By the time I discovere this park, my son’s ankle was mostly healed, so he brought his scooter. For younger kids, there is a SplashPad and a playground.
This year was also the 2nd edition of the Ottawa Kite Festival.
Not all activities have to revolve around water.
When my son was ready for action again, and the weather was not cooperative, I was happy to find Ottawa’s recently open indoor skate park: The Yard.
This was a blessing for us because up until now, the only place that we could go to in the winter or on rainy days, and that would also provide lessons for freestyle scootering, would the Le Taz, in Montréal.
The Yard is more modest, but so is the population in Ottawa. My son loves heading there and hang out with friends, and is already among « the regulars ». He is 13, so I can just drop him off for a few hours while I enjoy a walk along the Ottawa River…until, perhaps, I take on scootering!
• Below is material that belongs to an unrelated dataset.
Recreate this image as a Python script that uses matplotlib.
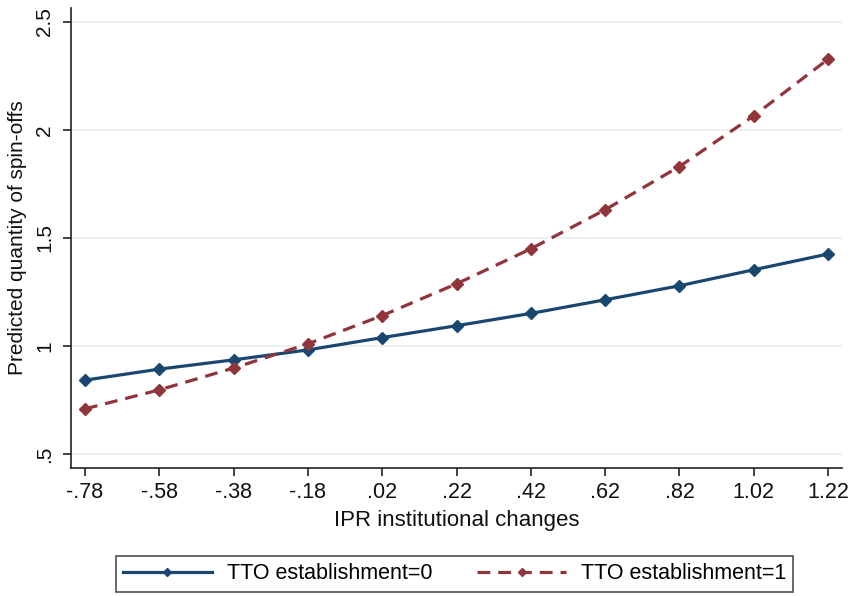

Escape Manor is also a good alternative for teenagers (and adults). I took my son and his friend to the one in Hintonburg, and they really enjoyed it.
Just choosing the theme was an activity in and of itself!
And because of the several other locations across town, it remains a go-to solution to get out of home that will last for a few years. Not to mention that each trip there doesn’t guarantee the mystery be solved.
I discovered many more places this summer, like Merrickville, where the incentive for my son was to try some delicious ice cream at Downtowne Ice Cream Shoppe; the city is very unique and offers a different access to the canal locks than the more famous locks at the bottom of Château Laurier. We saw other locks at Ottawa’s very own Long Island!
Do you know places that would be interesting for teenagers in and around Ottawa? I’d love to hear about it!